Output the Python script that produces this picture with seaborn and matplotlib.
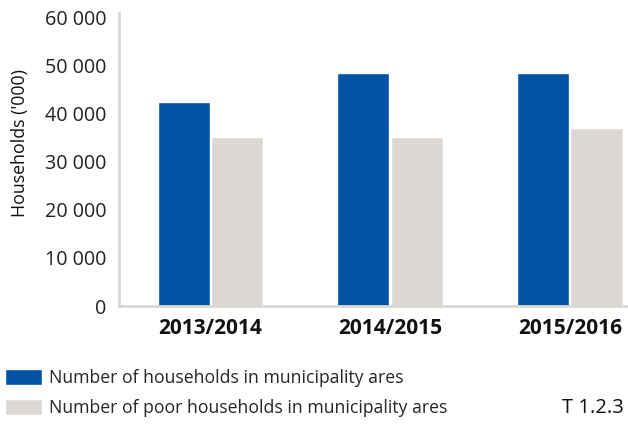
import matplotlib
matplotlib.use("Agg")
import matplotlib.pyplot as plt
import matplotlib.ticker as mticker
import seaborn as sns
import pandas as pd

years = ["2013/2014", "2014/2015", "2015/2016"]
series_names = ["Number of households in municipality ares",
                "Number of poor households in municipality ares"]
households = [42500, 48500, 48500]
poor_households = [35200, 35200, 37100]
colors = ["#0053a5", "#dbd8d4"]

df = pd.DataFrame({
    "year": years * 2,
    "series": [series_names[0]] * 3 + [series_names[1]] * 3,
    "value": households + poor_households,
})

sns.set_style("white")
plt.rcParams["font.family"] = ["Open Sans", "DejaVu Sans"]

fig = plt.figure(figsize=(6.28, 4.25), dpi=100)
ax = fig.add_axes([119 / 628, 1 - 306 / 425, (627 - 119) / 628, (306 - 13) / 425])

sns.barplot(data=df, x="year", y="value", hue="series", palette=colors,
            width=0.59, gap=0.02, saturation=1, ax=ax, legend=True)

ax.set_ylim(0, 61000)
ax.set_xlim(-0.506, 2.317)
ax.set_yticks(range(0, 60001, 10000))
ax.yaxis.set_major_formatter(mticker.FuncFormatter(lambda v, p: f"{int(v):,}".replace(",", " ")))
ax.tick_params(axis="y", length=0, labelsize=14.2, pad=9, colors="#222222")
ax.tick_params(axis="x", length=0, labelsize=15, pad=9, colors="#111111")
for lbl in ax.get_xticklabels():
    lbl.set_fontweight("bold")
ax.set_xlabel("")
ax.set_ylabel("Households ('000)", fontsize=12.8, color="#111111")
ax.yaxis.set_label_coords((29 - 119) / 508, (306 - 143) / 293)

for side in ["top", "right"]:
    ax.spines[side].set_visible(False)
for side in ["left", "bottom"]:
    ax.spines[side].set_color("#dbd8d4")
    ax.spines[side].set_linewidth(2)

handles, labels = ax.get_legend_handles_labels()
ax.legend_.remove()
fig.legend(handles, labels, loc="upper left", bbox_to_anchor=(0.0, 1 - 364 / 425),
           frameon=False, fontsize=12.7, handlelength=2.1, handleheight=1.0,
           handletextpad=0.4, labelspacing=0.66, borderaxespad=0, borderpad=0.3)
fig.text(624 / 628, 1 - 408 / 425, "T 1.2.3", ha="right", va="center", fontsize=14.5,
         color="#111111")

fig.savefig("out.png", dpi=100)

--

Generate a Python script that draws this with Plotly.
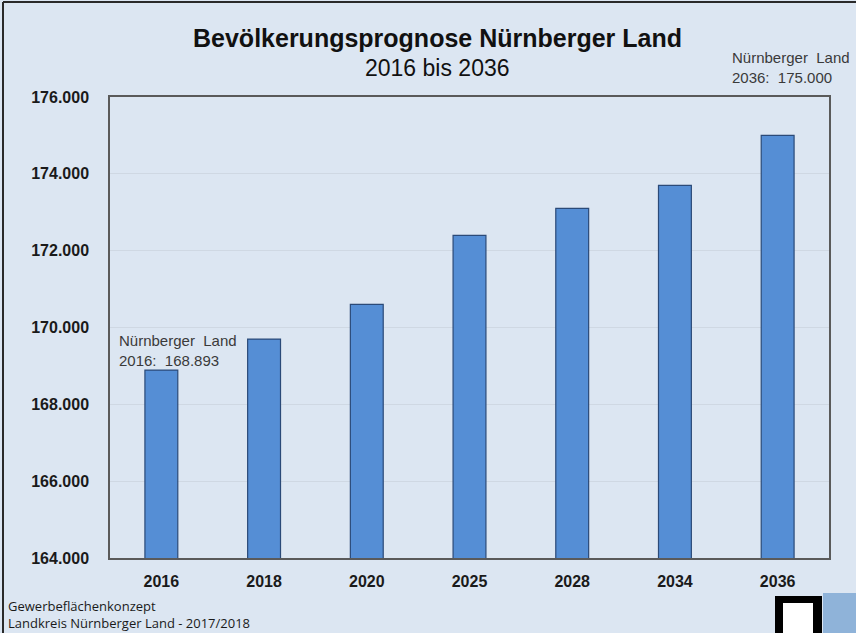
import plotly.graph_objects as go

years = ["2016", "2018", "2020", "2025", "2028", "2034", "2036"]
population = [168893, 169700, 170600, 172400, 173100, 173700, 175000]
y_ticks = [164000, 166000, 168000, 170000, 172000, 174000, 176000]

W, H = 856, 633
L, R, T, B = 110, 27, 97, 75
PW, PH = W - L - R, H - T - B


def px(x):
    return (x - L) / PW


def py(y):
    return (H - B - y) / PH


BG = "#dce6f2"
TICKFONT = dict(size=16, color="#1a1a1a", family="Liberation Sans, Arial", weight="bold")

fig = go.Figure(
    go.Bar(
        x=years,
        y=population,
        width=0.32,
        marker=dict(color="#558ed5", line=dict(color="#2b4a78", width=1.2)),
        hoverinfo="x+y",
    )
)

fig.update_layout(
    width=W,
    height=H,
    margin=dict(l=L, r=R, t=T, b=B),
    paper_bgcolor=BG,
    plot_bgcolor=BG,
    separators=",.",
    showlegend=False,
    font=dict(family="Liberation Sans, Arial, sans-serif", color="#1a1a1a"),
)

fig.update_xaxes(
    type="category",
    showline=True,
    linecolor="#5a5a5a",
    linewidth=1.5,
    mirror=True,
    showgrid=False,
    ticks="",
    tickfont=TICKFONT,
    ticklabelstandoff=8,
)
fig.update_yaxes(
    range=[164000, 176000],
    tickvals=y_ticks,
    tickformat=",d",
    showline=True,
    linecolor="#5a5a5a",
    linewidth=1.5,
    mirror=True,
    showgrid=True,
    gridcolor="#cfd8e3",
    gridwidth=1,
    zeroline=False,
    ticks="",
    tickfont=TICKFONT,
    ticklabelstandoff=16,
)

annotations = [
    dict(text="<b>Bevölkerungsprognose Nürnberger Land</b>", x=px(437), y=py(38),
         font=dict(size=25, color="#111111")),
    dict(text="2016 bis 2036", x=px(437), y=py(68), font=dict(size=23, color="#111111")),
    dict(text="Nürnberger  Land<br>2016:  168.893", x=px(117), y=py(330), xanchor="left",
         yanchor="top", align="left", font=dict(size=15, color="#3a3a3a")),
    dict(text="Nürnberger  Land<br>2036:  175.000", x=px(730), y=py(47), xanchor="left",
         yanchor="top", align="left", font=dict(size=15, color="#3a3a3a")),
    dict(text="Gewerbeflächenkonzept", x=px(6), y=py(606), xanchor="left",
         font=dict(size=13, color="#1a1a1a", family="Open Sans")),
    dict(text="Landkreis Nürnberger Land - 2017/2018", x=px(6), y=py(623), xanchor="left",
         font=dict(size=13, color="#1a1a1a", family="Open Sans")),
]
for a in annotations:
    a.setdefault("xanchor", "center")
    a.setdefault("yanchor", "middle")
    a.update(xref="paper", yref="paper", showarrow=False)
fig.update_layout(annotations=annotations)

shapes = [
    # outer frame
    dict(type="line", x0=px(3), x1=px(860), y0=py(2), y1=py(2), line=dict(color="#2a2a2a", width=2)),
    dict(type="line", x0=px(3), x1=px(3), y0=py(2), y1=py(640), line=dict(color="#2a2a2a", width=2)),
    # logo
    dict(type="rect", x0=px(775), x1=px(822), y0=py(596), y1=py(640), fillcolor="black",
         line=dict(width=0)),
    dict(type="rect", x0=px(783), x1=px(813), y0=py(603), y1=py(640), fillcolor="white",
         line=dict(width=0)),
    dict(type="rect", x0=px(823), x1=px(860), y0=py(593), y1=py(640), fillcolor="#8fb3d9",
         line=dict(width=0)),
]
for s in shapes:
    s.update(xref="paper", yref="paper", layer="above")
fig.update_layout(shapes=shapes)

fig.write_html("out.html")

#### [Problem description]
From the line that has "Output the Python" through the line that has "import pandas as pd", reproduce each line exactly as it stands and nothing else; do not include any pictures.

#### [Problem solution]
Output the Python script that produces this picture with seaborn and matplotlib.
import matplotlib
matplotlib.use("Agg")
import matplotlib.pyplot as plt
import matplotlib.ticker as mticker
import seaborn as sns
import pandas as pd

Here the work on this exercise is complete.